Christopher Booker is a scholar who wrote that every story falls into one of seven basic plot structures: Overcoming the Monster, Rags to Riches, the Quest, Voyage and Return, Comedy, Tragedy, and Rebirth. Shmoop explores which of these structures fits this story like Cinderella’s slipper.

Plot Type : Tragedy

Anticipation Stage

Life for Maggie, Jimmie, and just about everyone else in the novel is rough. Poverty, violence, alcoholism, death—you name it, it's a daily certainty for the peeps of Rum Alley. Jimmie has it tough, but Maggie has it tougher because she's a girl. Then handsome Pete comes along—swoon—and suddenly there's hope for a brighter future.

Dream Stage

Can it be? Can the dreamy, sophisticated, cultured Pete really take a liking to Maggie? While we might be skeptical of just how gentlemanly Pete is, Maggie can't get enough of the guy. He asks her out to a show, and it's all she needs to step into a fantasy of their future life together.

Frustration Phase

Maggie might think Pete's neat, but not everyone is happy for the couple. See, there's this whole unwritten rule that unmarried young ladies don't take off with guys for a three-week stretch—so Momma Mary and Jimmie start talking some serious smack, and Maggie basically gets banned from the apartment. Ugh. Thanks for nothing, guys.

Nightmare Stage

You know that dreamy future Maggie envisions for herself courtesy of Pete? Well, turns out he's actually a cad. All of Maggie's hopes and dreams are squashed like a bug when Pete's old flame comes back into the picture. Poor Maggie never stood a chance, it seems, and Pete unceremoniously ditches her at a bar. Hasta la vista.

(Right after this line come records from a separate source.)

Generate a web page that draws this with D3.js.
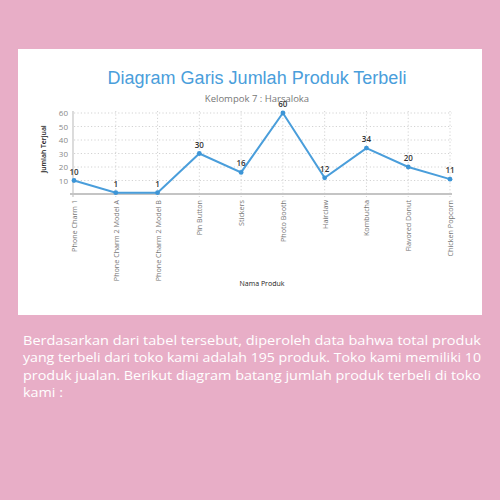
<!DOCTYPE html>
<html><head><meta charset="utf-8">
<script src="https://cdn.jsdelivr.net/npm/d3@7"></script>
<style>html,body{margin:0;padding:0;background:#e8aec7;}svg{display:block;}</style>
</head><body>
<svg id="c" width="500" height="500"></svg>
<script>
const categories = ["Phone Charm 1","Phone Charm 2 Model A","Phone Charm 2 Model B","Pin Button","Stickers","Photo Booth","Hairclaw","Kombucha","Flavored Donut","Chicken Popcorn"];
const values = [10,1,1,30,16,60,12,34,20,11];
const yTicks = [10,20,30,40,50,60];
const titleText = "Diagram Garis Jumlah Produk Terbeli";
const subtitleText = "Kelompok 7 : Harsaloka";
const xAxisTitle = "Nama Produk";
const yAxisTitle = "Jumlah Terjual";
const paragraphLines = [
  "Berdasarkan dari tabel tersebut, diperoleh data bahwa total produk",
  "yang terbeli dari toko kami adalah 195 produk. Toko kami memiliki 10",
  "produk jualan. Berikut diagram batang jumlah produk terbeli di toko",
  "kami :"
];

const svg = d3.select("#c");
svg.append("rect").attr("width",500).attr("height",500).attr("fill","#e8aec7");
svg.append("rect").attr("x",18).attr("y",49).attr("width",464).attr("height",266).attr("fill","#ffffff");

const x = d3.scalePoint().domain(categories).range([74,450]);
const y = d3.scaleLinear().domain([0,60]).range([194,113]);

svg.append("text").attr("x",257).attr("y",84).attr("text-anchor","middle")
  .attr("font-family","Liberation Sans, Arial, sans-serif").attr("font-size",18)
  .attr("fill","#4a9edb").text(titleText);
svg.append("text").attr("x",257).attr("y",102).attr("text-anchor","middle")
  .attr("font-family","Open Sans, sans-serif").attr("font-size",9.5)
  .attr("fill","#777").text(subtitleText);

// grid
const g = svg.append("g");
g.selectAll("line.hg").data(yTicks).join("line")
  .attr("x1",74).attr("x2",452).attr("y1",d=>y(d)).attr("y2",d=>y(d))
  .attr("stroke","#c8c8c8").attr("stroke-width",0.8).attr("stroke-dasharray","1.2,2.2");
g.selectAll("line.vg").data(categories.slice(1)).join("line")
  .attr("x1",d=>x(d)).attr("x2",d=>x(d)).attr("y1",111).attr("y2",197)
  .attr("stroke","#c8c8c8").attr("stroke-width",0.8).attr("stroke-dasharray","1.2,2.2");

// y axis
const yAxis = d3.axisLeft(y).tickValues(yTicks).tickSize(0).tickPadding(5);
const ya = svg.append("g").attr("transform","translate(73,0)").call(yAxis);
ya.select(".domain").remove();
ya.selectAll("text").attr("font-family","Open Sans, sans-serif").attr("font-size",8).attr("fill","#888");
svg.append("line").attr("x1",73).attr("x2",73).attr("y1",111).attr("y2",197).attr("stroke","#c4c4c4").attr("stroke-width",1.2);

// x axis
const xAxis = d3.axisBottom(x).tickSize(0).tickPadding(0);
const xa = svg.append("g").attr("transform","translate(0,194)").call(xAxis);
xa.select(".domain").remove();
xa.selectAll("text").attr("font-family","Open Sans, sans-serif").attr("font-size",7.2).attr("fill","#777")
  .attr("text-anchor","end").attr("dy",null).attr("y",0)
  .attr("transform","translate(2.5,6) rotate(-90)");
svg.append("line").attr("x1",70).attr("x2",452).attr("y1",194).attr("y2",194).attr("stroke","#c4c4c4").attr("stroke-width",1.8);

// line
const data = categories.map((c,i)=>({c, v: values[i]}));
svg.append("path").datum(data)
  .attr("d", d3.line().x(d=>x(d.c)).y(d=>y(d.v)))
  .attr("fill","none").attr("stroke","#4a9edb").attr("stroke-width",2);
svg.selectAll("circle.pt").data(data).join("circle")
  .attr("cx",d=>x(d.c)).attr("cy",d=>y(d.v)).attr("r",2.4).attr("fill","#3d95d6");
svg.selectAll("text.lbl").data(data).join("text")
  .attr("x",d=>x(d.c)).attr("y",d=>y(d.v)-6).attr("text-anchor","middle")
  .attr("font-family","Open Sans, sans-serif").attr("font-size",8).attr("font-weight",600)
  .attr("fill","#333").text(d=>d.v);

// axis titles
svg.append("text").attr("transform","translate(46,149) rotate(-90)").attr("text-anchor","middle")
  .attr("font-family","Open Sans, sans-serif").attr("font-size",6.8).attr("font-weight",600)
  .attr("fill","#222").text(yAxisTitle);
svg.append("text").attr("x",262).attr("y",286).attr("text-anchor","middle")
  .attr("font-family","Open Sans, sans-serif").attr("font-size",7).attr("fill","#222").text(xAxisTitle);

// paragraph
svg.selectAll("text.para").data(paragraphLines).join("text")
  .attr("x",23).attr("y",(d,i)=>345+i*17.4)
  .attr("font-family","Open Sans, sans-serif").attr("font-size",13.5)
  .attr("fill","#ffffff")
  .each(function(d,i){
    const tl = i<paragraphLines.length-1 ? 458 : 40;
    d3.select(this).attr("textLength",tl).attr("lengthAdjust","spacingAndGlyphs");
  })
  .text(d=>d);
</script>
</body></html>
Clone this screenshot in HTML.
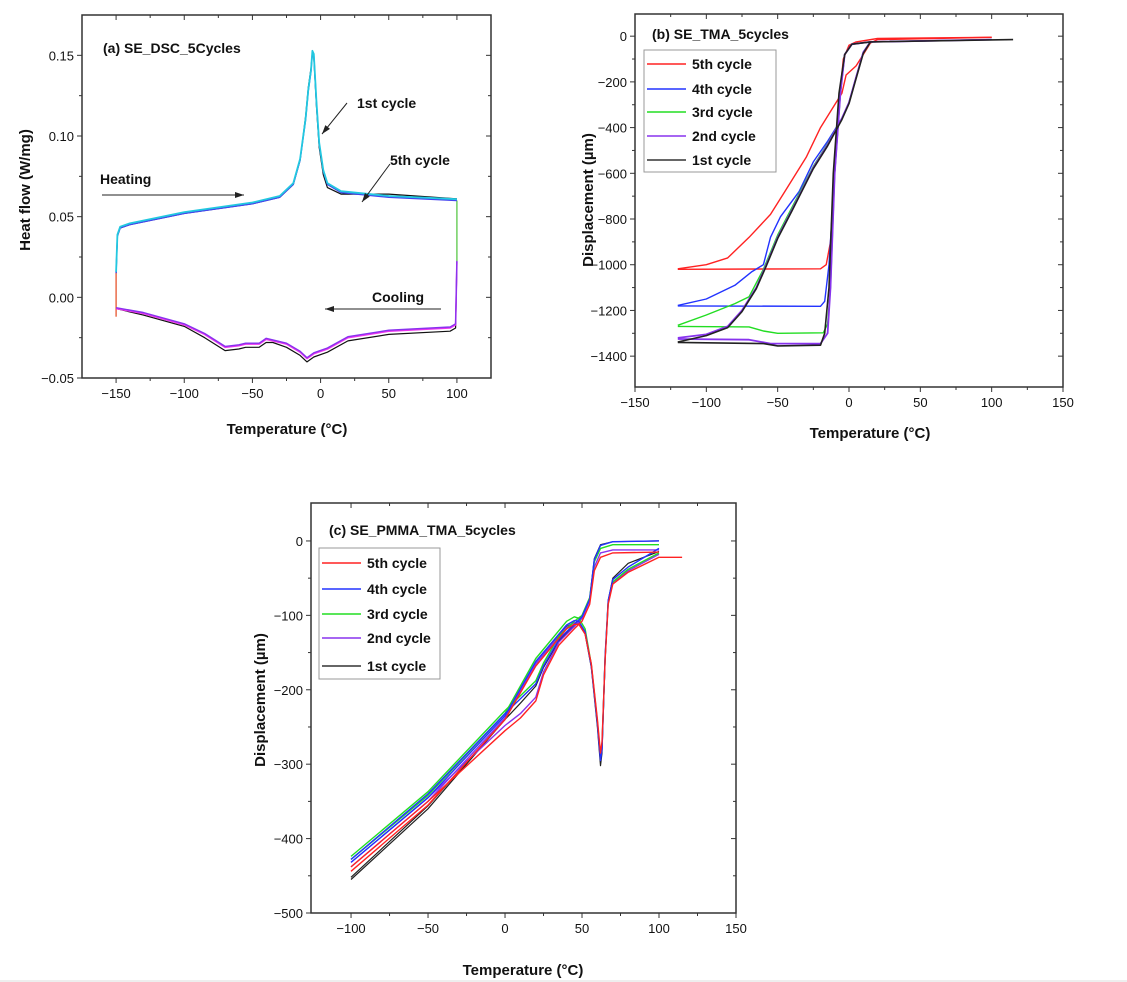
<!DOCTYPE html>
<html><head><meta charset="utf-8">
<style>
html,body{margin:0;padding:0;background:#fff;}
svg{display:block;font-family:"Liberation Sans",sans-serif;}
.tk{font-size:13px;fill:#111;}
.ttl{font-size:15px;font-weight:bold;fill:#111;}
.lab{font-size:14px;font-weight:bold;fill:#111;}
</style></head>
<body>
<svg id="fig" width="1127" height="982" viewBox="0 0 1127 982" data-name="figure" data-interactable="false"></svg>
<script>
// ---------- Panel (a) data: DSC ----------
const aXTicks = [-150,-100,-50,0,50,100];
const aYTicks = [-0.05,0,0.05,0.10,0.15];
const aYTickLabels = ["\u22120.05","0.00","0.05","0.10","0.15"];
const aHeatX = [-150,-149,-147,-140,-100,-50,-30,-20,-15,-11,-9,-7,-6,-5,-3,-1,2,5,15,50,100];
const aHeatY = [0.015,0.038,0.043,0.045,0.052,0.058,0.062,0.070,0.085,0.110,0.128,0.140,0.152,0.150,0.120,0.095,0.078,0.070,0.065,0.062,0.060];
const aHeatBlackY = [0.015,0.038,0.043,0.045,0.052,0.058,0.062,0.070,0.085,0.112,0.130,0.142,0.151,0.149,0.118,0.093,0.076,0.068,0.064,0.064,0.061];
const aCoolX = [100,99,95,50,20,5,-5,-10,-15,-25,-35,-40,-45,-55,-60,-70,-85,-100,-130,-150];
const aCoolY = [0.022,-0.017,-0.019,-0.021,-0.025,-0.032,-0.035,-0.038,-0.034,-0.029,-0.027,-0.026,-0.029,-0.029,-0.030,-0.031,-0.023,-0.017,-0.010,-0.007];
const aCoolBlackY = [0.022,-0.019,-0.021,-0.023,-0.027,-0.034,-0.037,-0.040,-0.036,-0.031,-0.028,-0.028,-0.031,-0.031,-0.032,-0.033,-0.025,-0.018,-0.011,-0.007];

// ---------- Panel (b) data: TMA ----------
const bXTicks = [-150,-100,-50,0,50,100,150];
const bYTicks = [0,-200,-400,-600,-800,-1000,-1200,-1400];
const bRedX = [-120,-20,-16,-13,-10,-7,-4,0,5,20,100];
const bRedY = [-1020,-1018,-1000,-900,-600,-300,-100,-40,-25,-10,-5];
const bRed2X = [-120,-100,-85,-70,-55,-45,-30,-20,-12,-5,-2,5,10,15,20,100];
const bRed2Y = [-1018,-1000,-970,-880,-780,-680,-530,-400,-320,-250,-170,-130,-80,-30,-15,-5];
const bBlueX = [-120,-20,-17,-14,-10,-6,-3,2,15,100];
const bBlueY = [-1180,-1182,-1160,-1000,-600,-250,-80,-35,-25,-15];
const bBlue2X = [-120,-100,-80,-68,-60,-55,-48,-35,-25,-15,-5,0,5,10,15];
const bBlue2Y = [-1178,-1150,-1090,-1030,-1000,-880,-790,-680,-550,-460,-360,-290,-180,-70,-25];
const bGreenX = [-120,-70,-60,-50,-18,-15,-13,-10,-6,-3,2,15,100];
const bGreenY = [-1270,-1272,-1290,-1300,-1298,-1260,-1100,-600,-250,-80,-35,-25,-15];
const bGreen2X = [-120,-100,-80,-70,-60,-50,-40,-25,-15,-5,0,5,10,15];
const bGreen2Y = [-1265,-1220,-1170,-1140,-1020,-870,-750,-570,-470,-360,-290,-180,-70,-25];
const bPurpleX = [-120,-70,-55,-20,-15,-13,-10,-6,-3,2,15,100];
const bPurpleY = [-1325,-1328,-1345,-1345,-1300,-1100,-600,-250,-80,-35,-25,-15];
const bPurple2X = [-120,-100,-85,-75,-65,-58,-50,-40,-25,-15,-5,0,5,10,15];
const bPurple2Y = [-1320,-1305,-1270,-1200,-1100,-1000,-880,-760,-575,-475,-360,-290,-180,-70,-25];
const bBlackX = [-120,-60,-50,-20,-17,-14,-11,-7,-3,2,15,115];
const bBlackY = [-1340,-1345,-1355,-1352,-1300,-1100,-600,-250,-80,-35,-25,-15];
const bBlack2X = [-120,-100,-85,-75,-65,-58,-50,-40,-25,-15,-5,0,5,10,15];
const bBlack2Y = [-1338,-1310,-1275,-1205,-1105,-1005,-885,-765,-580,-480,-365,-295,-185,-75,-25];

// ---------- Panel (c) data: PMMA TMA ----------
const cXTicks = [-100,-50,0,50,100,150];
const cYTicks = [0,-100,-200,-300,-400,-500];
const cHeatX = [-100,-50,0,10,20,25,35,45,50,55,58,62,70,100];
const cCoolX = [100,80,70,67,65,63,62,60,56,52,48,45,40,20,0,-50,-100];
const cRedCoolX = [115,100,80,70,67,65,63,62,60,56,52,48,45,40,20,0,-50,-100];
const cRedH = [-438,-350,-255,-238,-215,-180,-140,-118,-108,-85,-40,-22,-16,-15];
const cRedC = [-22,-22,-42,-58,-85,-160,-270,-285,-240,-165,-125,-112,-112,-118,-168,-240,-355,-444];
const cBlueH = [-428,-340,-232,-212,-192,-168,-132,-112,-102,-78,-25,-6,-1,0];
const cBlueC = [-10,-35,-52,-80,-155,-280,-295,-245,-168,-122,-108,-107,-113,-162,-235,-345,-432];
const cGreenH = [-424,-337,-228,-208,-188,-164,-128,-108,-100,-76,-28,-10,-5,-5];
const cGreenC = [-16,-38,-55,-82,-157,-275,-290,-243,-166,-118,-104,-102,-108,-158,-232,-342,-428];
const cPurpleH = [-432,-345,-248,-232,-210,-176,-136,-115,-104,-80,-35,-16,-12,-12];
const cPurpleC = [-18,-40,-56,-83,-158,-278,-292,-244,-167,-124,-110,-110,-116,-165,-238,-350,-438];
const cBlackH = [-452,-356,-240,-218,-195,-170,-134,-114,-104,-78,-24,-5,-1,0];
const cBlackC = [-14,-30,-50,-80,-160,-285,-302,-250,-170,-125,-112,-110,-115,-165,-240,-360,-455];

const NS="http://www.w3.org/2000/svg";
const svg=document.getElementById('fig');
function mk(tag,attrs,parent){const e=document.createElementNS(NS,tag);for(const k in attrs)e.setAttribute(k,attrs[k]);(parent||svg).appendChild(e);return e;}
function txt(x,y,s,cls,anchor,parent){const t=mk('text',{x:x,y:y,class:cls,'text-anchor':anchor||'start'},parent);t.textContent=s;return t;}

function axes(P){
  const g=mk('g',{});
  g.setAttribute('data-name',P.name+'-axes');
  g.setAttribute('data-interactable','false');
  mk('rect',{x:P.l,y:P.t,width:P.r-P.l,height:P.b-P.t,fill:'none',stroke:'#333','stroke-width':1.5},g);
  P.xt.forEach((v,i)=>{const x=P.sx(v);
    mk('line',{x1:x,y1:P.b,x2:x,y2:P.b+5,stroke:'#333'},g);
    mk('line',{x1:x,y1:P.t,x2:x,y2:P.t+5,stroke:'#333'},g);
    const t=txt(x,P.b+20,(v<0?'\u2212'+(-v):String(v)),'tk','middle',g);
    t.setAttribute('data-name','x-tick-label');t.setAttribute('data-interactable','false');
    if(i<P.xt.length-1){const xm=P.sx(v+(P.xt[1]-P.xt[0])/2);
      mk('line',{x1:xm,y1:P.b,x2:xm,y2:P.b+3,stroke:'#333'},g);
      mk('line',{x1:xm,y1:P.t,x2:xm,y2:P.t+3,stroke:'#333'},g);}
  });
  P.yt.forEach((v,i)=>{const y=P.sy(v);
    mk('line',{x1:P.l-5,y1:y,x2:P.l,y2:y,stroke:'#333'},g);
    mk('line',{x1:P.r-5,y1:y,x2:P.r,y2:y,stroke:'#333'},g);
    const s=P.ytl?P.ytl[i]:(v<0?'\u2212'+(-v):String(v));
    const t=txt(P.l-8,y+5,s,'tk','end',g);
    t.setAttribute('data-name','y-tick-label');t.setAttribute('data-interactable','false');
    if(i<P.yt.length-1){const ym=P.sy((v+P.yt[i+1])/2);
      mk('line',{x1:P.l-3,y1:ym,x2:P.l,y2:ym,stroke:'#333'},g);
      mk('line',{x1:P.r-3,y1:ym,x2:P.r,y2:ym,stroke:'#333'},g);}
  });
}
function line(P,xs,ys,color,name,w){
  const d=xs.map((x,i)=>(i?'L':'M')+P.sx(x).toFixed(1)+' '+P.sy(ys[i]).toFixed(1)).join(' ');
  const p=mk('path',{d:d,fill:'none',stroke:color,'stroke-width':w||1.4,'stroke-linejoin':'round'});
  p.setAttribute('data-name',name);
  p.setAttribute('data-interactable','false');
  return p;
}
function mkP(name,l,r,t,b,x0,x1,y0,y1,xt,yt,ytl){
  return {name,l,r,t,b,xt,yt,ytl,sx:v=>l+(v-x0)/(x1-x0)*(r-l),sy:v=>b-(v-y0)/(y1-y0)*(b-t)};
}
function arrow(x1,y1,x2,y2,name){
  const g=mk('g',{});
  g.setAttribute('data-name',name);
  g.setAttribute('data-interactable','false');
  mk('line',{x1,y1,x2,y2,stroke:'#222','stroke-width':1},g);
  const a=Math.atan2(y2-y1,x2-x1),L=9,W=3;
  const p=[[x2,y2],[x2-L*Math.cos(a)+W*Math.sin(a),y2-L*Math.sin(a)-W*Math.cos(a)],[x2-L*Math.cos(a)-W*Math.sin(a),y2-L*Math.sin(a)+W*Math.cos(a)]];
  mk('polygon',{points:p.map(q=>q.join(',')).join(' '),fill:'#222'},g);
}
function legend(x0,y0,w,h,ys,items){
  const g=mk('g',{});
  g.setAttribute('data-name','legend');
  g.setAttribute('data-interactable','false');
  mk('rect',{x:x0,y:y0,width:w,height:h,fill:'#fff',stroke:'#999'},g);
  items.forEach((it,i)=>{
    const e=mk('g',{},g);
    e.setAttribute('data-name','legend-entry');
    e.setAttribute('data-interactable','false');
    mk('line',{x1:x0+3,y1:ys[i],x2:x0+42,y2:ys[i],stroke:it[1],'stroke-width':1.6},e);
    txt(x0+48,ys[i]+5,it[0],'lab','start',e);
  });
}

// ===== Panel a =====
const A=mkP('dsc',82,491,15,378,-175,125,-0.05,0.175,aXTicks,aYTicks,aYTickLabels);
axes(A);
line(A,[-150,-150],[0.015,-0.012],'#e8603c','heat-start-segment');
line(A,[100,100],[0.060,0.022],'#66cc55','cool-start-segment');
line(A,aHeatX,aHeatBlackY,'#111','heating-cycle-1',1.2);
line(A,aHeatX,aHeatY,'#4444ee','heating-cycle-3',1.4);
line(A,aHeatX,aHeatY.map(v=>v+0.0008),'#22c8e0','heating-cycle-5',1.8);
line(A,aCoolX,aCoolBlackY,'#111','cooling-cycle-1',1.2);
line(A,aCoolX,aCoolY,'#ee33ee','cooling-cycle-5',1.6);
line(A,aCoolX,aCoolY.map(v=>v+0.0006),'#8833ee','cooling-cycle-2',1.4);
txt(103,53,'(a) SE_DSC_5Cycles','lab').setAttribute('data-name','panel-a-title');
txt(357,108,'1st cycle','lab').setAttribute('data-name','label-1st-cycle');
txt(390,165,'5th cycle','lab').setAttribute('data-name','label-5th-cycle');
txt(100,184,'Heating','lab').setAttribute('data-name','label-heating');
txt(372,302,'Cooling','lab').setAttribute('data-name','label-cooling');
arrow(347,103,322,134,'arrow-1st-cycle');
arrow(390,164,362,202,'arrow-5th-cycle');
arrow(102,195,244,195,'arrow-heating');
arrow(441,309,325,309,'arrow-cooling');
let t=txt(287,434,'Temperature (°C)','ttl','middle');t.setAttribute('data-name','x-axis-title-a');
t=txt(0,0,'Heat flow (W/mg)','ttl','middle');t.setAttribute('transform','translate(30,190) rotate(-90)');t.setAttribute('data-name','y-axis-title-a');

// ===== Panel b =====
const B=mkP('tma',635,1063,14,387,-150,150,-1535,97,bXTicks,bYTicks);
axes(B);
line(B,bRedX,bRedY,'#ff2222','cycle-5-heat');line(B,bRed2X,bRed2Y,'#ff2222','cycle-5-cool');
line(B,bBlueX,bBlueY,'#2233ff','cycle-4-heat');line(B,bBlue2X,bBlue2Y,'#2233ff','cycle-4-cool');
line(B,bGreenX,bGreenY,'#22dd22','cycle-3-heat');line(B,bGreen2X,bGreen2Y,'#22dd22','cycle-3-cool');
line(B,bPurpleX,bPurpleY,'#8833ee','cycle-2-heat',1.8);line(B,bPurple2X,bPurple2Y,'#8833ee','cycle-2-cool',1.8);
line(B,bBlackX,bBlackY,'#222','cycle-1-heat',1.6);line(B,bBlack2X,bBlack2Y,'#222','cycle-1-cool',1.6);
txt(652,39,'(b) SE_TMA_5cycles','lab').setAttribute('data-name','panel-b-title');
legend(644,50,132,122,[64,89,112,136,160],[['5th cycle','#ff2222'],['4th cycle','#2233ff'],['3rd cycle','#22dd22'],['2nd cycle','#8833ee'],['1st cycle','#333']]);
t=txt(870,438,'Temperature (°C)','ttl','middle');t.setAttribute('data-name','x-axis-title-b');
t=txt(0,0,'Displacement (µm)','ttl','middle');t.setAttribute('transform','translate(593,200) rotate(-90)');t.setAttribute('data-name','y-axis-title-b');

// ===== Panel c =====
const C=mkP('pmma',311,736,503,913,-126,150,-500,51,cXTicks,cYTicks);
axes(C);
line(C,cHeatX,cBlackH,'#222','cycle-1-heat',1.2);line(C,cCoolX,cBlackC,'#222','cycle-1-cool',1.2);
line(C,cHeatX,cPurpleH,'#8833ee','cycle-2-heat');line(C,cCoolX,cPurpleC,'#8833ee','cycle-2-cool');
line(C,cHeatX,cGreenH,'#22dd22','cycle-3-heat');line(C,cCoolX,cGreenC,'#22dd22','cycle-3-cool');
line(C,cHeatX,cBlueH,'#2233ff','cycle-4-heat');line(C,cCoolX,cBlueC,'#2233ff','cycle-4-cool');
line(C,cHeatX,cRedH,'#ff2222','cycle-5-heat');
line(C,cRedCoolX,cRedC,'#ff2222','cycle-5-cool');
txt(329,535,'(c) SE_PMMA_TMA_5cycles','lab').setAttribute('data-name','panel-c-title');
legend(319,548,121,131,[563,589,614,638,666],[['5th cycle','#ff2222'],['4th cycle','#2233ff'],['3rd cycle','#22dd22'],['2nd cycle','#8833ee'],['1st cycle','#333']]);
t=txt(523,975,'Temperature (°C)','ttl','middle');t.setAttribute('data-name','x-axis-title-c');
t=txt(0,0,'Displacement (µm)','ttl','middle');t.setAttribute('transform','translate(265,700) rotate(-90)');t.setAttribute('data-name','y-axis-title-c');
mk('line',{x1:0,y1:981,x2:1127,y2:981,stroke:'#ddd'});
</script>
</body></html>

Destruction or Death Wish Stage

Maggie now becomes "a girl of the streets," which is an old-fashioned way for saying prostitute. We see a woman who appears to be Maggie (Crane messes with us a little), and there's nothing pretty about her situation. So when we next see Maggie making her way down to the river, well, we know her life is too grim to go on. And indeed, though we don't know how, Maggie dies.